Citopia and the ITN form the foundation for a community-owned and -operated Web3 infrastructure for connected ecosystems and IoT commerce. MOBI and its members are focusing on a selection of foundational use cases, including:
- Platform-agnostic global battery passports
- Using in-vehicle telematics to provide real time accident data for
reports and collision repair - Multiparty supply chain track-and-trace
- Zero-Knowledge proof of vehicle location
- Multimodal trip planning, booking, and payment
- Maintenance and recall traceability


Although Citopia and the ITN have some similarities to other industry networks, there are important differences that will enhance the speed, privacy, security, and regulatory compliance of connected ecosystems.
First, any organization can use Citopia and the ITN services. However, membership is required to run nodes on Citopia and/or the ITN.
Second, whereas most Web3 solutions combine DIDs registry (the ITN) and transactions processing (Citopia) on the same infrastructure/company, we choose to separate them into two distinct organizations, each with its own legal structure, governance, network, and operators. This increases decentralization by reducing the market power and information advantage of any single organization.
Third, the separation permits Citopia to use any DIDs registry network following W3C DIDs standard, meaning that Citopia users aren’t locked to the ITN (and vice versa) and can use other networks.
Fourth, both Citopia and the ITN are vendor, technology, and protocol-agnostic, allowing applications interoperability and scaling of complex, cross industry, multiparty value chains.

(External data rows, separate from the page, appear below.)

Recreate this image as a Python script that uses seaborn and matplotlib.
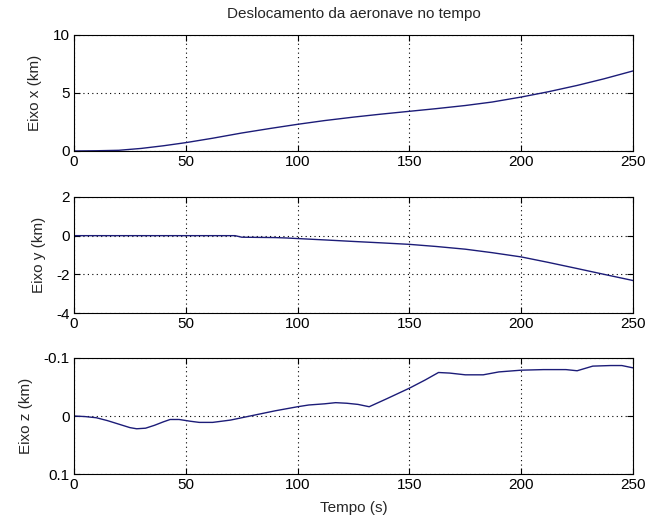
import numpy as np
import pandas as pd
import matplotlib
matplotlib.use("Agg")
import matplotlib.pyplot as plt
import seaborn as sns

# ---- data ----
t_x = [0, 10, 20, 30, 40, 50, 62, 75, 88, 100, 112, 125, 137, 150, 162, 175, 187, 200, 212, 225, 237, 250]
x_km = [0.0, 0.02, 0.06, 0.22, 0.45, 0.72, 1.1, 1.55, 1.95, 2.3, 2.62, 2.92, 3.17, 3.42, 3.65, 3.92, 4.22, 4.65, 5.1, 5.65, 6.22, 6.9]

t_y = [0, 25, 50, 72, 75, 90, 95, 100, 112, 125, 137, 150, 162, 175, 187, 200, 212, 225, 237, 250]
y_km = [0.0, 0.0, 0.0, 0.0, -0.08, -0.1, -0.12, -0.15, -0.22, -0.3, -0.37, -0.45, -0.56, -0.7, -0.88, -1.1, -1.38, -1.7, -2.0, -2.32]

t_z = [0, 5, 10, 15, 20, 25, 28, 32, 36, 40, 43, 47, 52, 56, 62, 70, 80, 90, 100, 105, 112, 117, 122, 127, 132, 140, 150, 157, 163, 168, 175, 183, 190, 200, 210, 220, 225, 232, 240, 245, 250]
z_km = [0.0, 0.001, 0.003, 0.008, 0.014, 0.02, 0.022, 0.021, 0.016, 0.01, 0.006, 0.006, 0.009, 0.011, 0.011, 0.007, -0.001, -0.009, -0.016, -0.019, -0.021, -0.023, -0.022, -0.02, -0.016, -0.03, -0.048, -0.062, -0.075, -0.074, -0.071, -0.071, -0.076, -0.079, -0.08, -0.08, -0.078, -0.086, -0.087, -0.087, -0.083]

title = "Deslocamento da aeronave no tempo"
ylabels = ["Eixo x (km)", "Eixo y (km)", "Eixo z (km)"]
xlabel = "Tempo (s)"
xticks = [0, 50, 100, 150, 200, 250]
yticks_list = [[0, 5, 10], [-4, -2, 0, 2], [-0.1, 0, 0.1]]
ytick_labels = [["0", "5", "10"], ["-4", "-2", "0", "2"], ["-0.1", "0", "0.1"]]
ylims = [(0, 10), (-4, 2), (0.1, -0.1)]

sns.set_style("white")
plt.rcParams['font.family'] = ['Liberation Sans Narrow', 'Liberation Sans', 'DejaVu Sans']
plt.rcParams['font.size'] = 10.5

fig = plt.figure(figsize=(6.47, 5.25), dpi=100)
left, width = 0.1144, 0.864
height = 0.221
bottoms = [0.7124, 0.4038, 0.0971]
datasets = [(t_x, x_km), (t_y, y_km), (t_z, z_km)]
line_color = "#1c1c78"

for i, (b, (tt, vv)) in enumerate(zip(bottoms, datasets)):
    ax = fig.add_axes([left, b, width, height])
    df = pd.DataFrame({"t": tt, "v": vv})
    sns.lineplot(data=df, x="t", y="v", ax=ax, color=line_color, linewidth=1.0)
    ax.set_xlim(0, 250)
    ax.set_ylim(*ylims[i])
    ax.set_xticks(xticks)
    ax.set_xticklabels([str(v) for v in xticks])
    ax.set_yticks(yticks_list[i])
    ax.set_yticklabels(ytick_labels[i])
    ax.grid(True, linestyle=(0, (1, 3)), color="black", linewidth=0.8)
    ax.tick_params(direction="in", length=4, width=0.8, top=True, right=True,
                   bottom=True, left=True, labelsize=11, colors="black", pad=3)
    for s in ax.spines.values():
        s.set_color("black")
        s.set_linewidth(0.8)
    ax.set_ylabel(ylabels[i], fontsize=11, labelpad=7.5)
    ax.set_xlabel("")
    if i == 0:
        ax.set_title(title, fontsize=11, pad=12.5)
    if i == 2:
        ax.set_xlabel(xlabel, fontsize=11, labelpad=6.5)

fig.savefig("out.png", dpi=100)
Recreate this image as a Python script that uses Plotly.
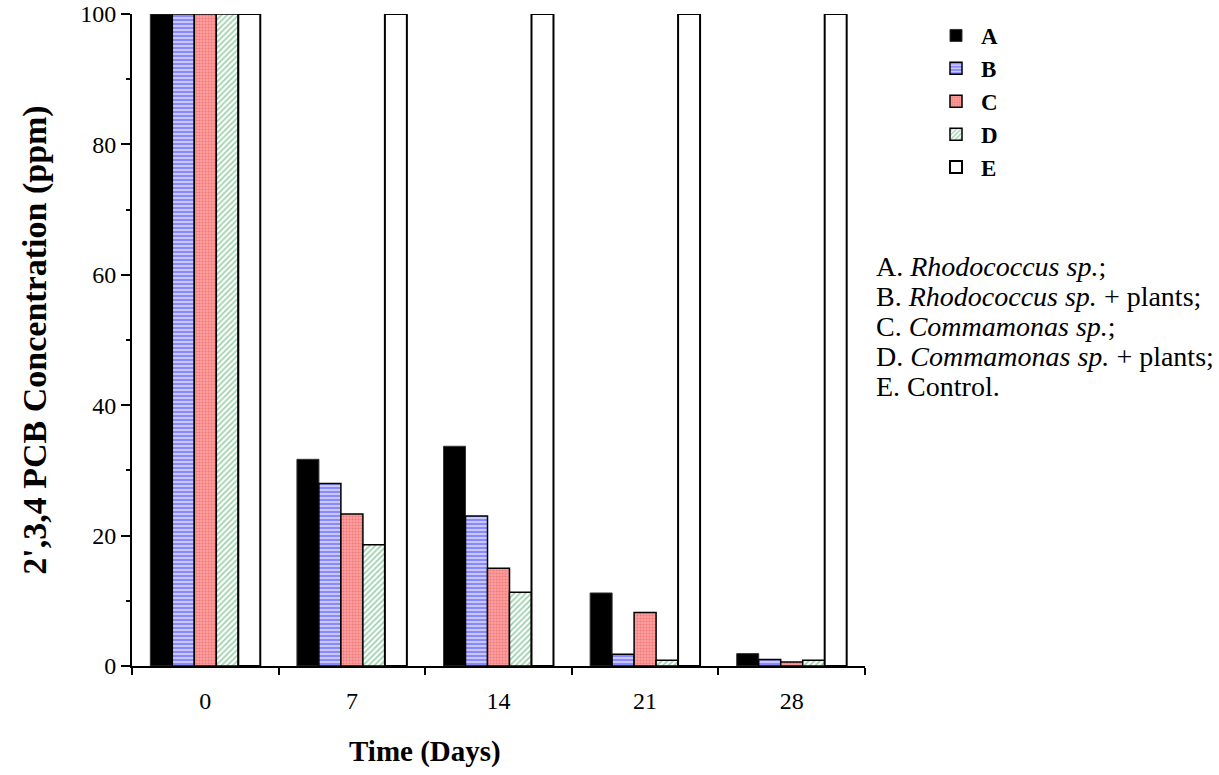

Finally, through using Citopia and the ITN, DIDs are the only things registered and stored on chains. All personal and competitive information resides in the SSDT™ stored locally on the owner’s device or provider’s server and remains under the control of the owner, making the scraping and collection of data not possible, eliminating honeypots, reducing attack vectors, and improving security for all.


Through Citopia and the ITN, companies have the opportunity to combine the best of both worlds — building and leveraging applications that meet enterprise security, privacy, and compliance requirements while avoiding vendor or technology lock-in.
Companies can retain their brand, their business models, and their customers without paying significant economic rent to a centralized certificate authority, platform, or data monopolist. They can reap the full benefits of value chain automation and digital efficiency in a shared zero trust ecosystem where the network effects accrue to the community.
Defining Decentralized Identity Solutions
Decentralized Identity and/or Self-Sovereign Identity (SSI) is a new cryptographic technology that enables entities to assert ownership of their identity, where the identity remains private and not disclosed during transactions.
A W3C Decentralized Identifier (DID) represents a globally unique identifier that can be resolved to a DID Document, or de-referenced on a specific distributed ledger network, much like a URL on the Internet.
W3C defines Verifiable Credentials (VCs) as “a part of our daily lives; driver’s licenses are used to assert that we are capable of operating a motor vehicle, university degrees can be used to assert our level of education, and government-issued passports enable us to travel between countries.” This specification provides a mechanism to express these sorts of credentials on the Web in a way that is cryptographically secure, privacy-respecting, and machine-verifiable.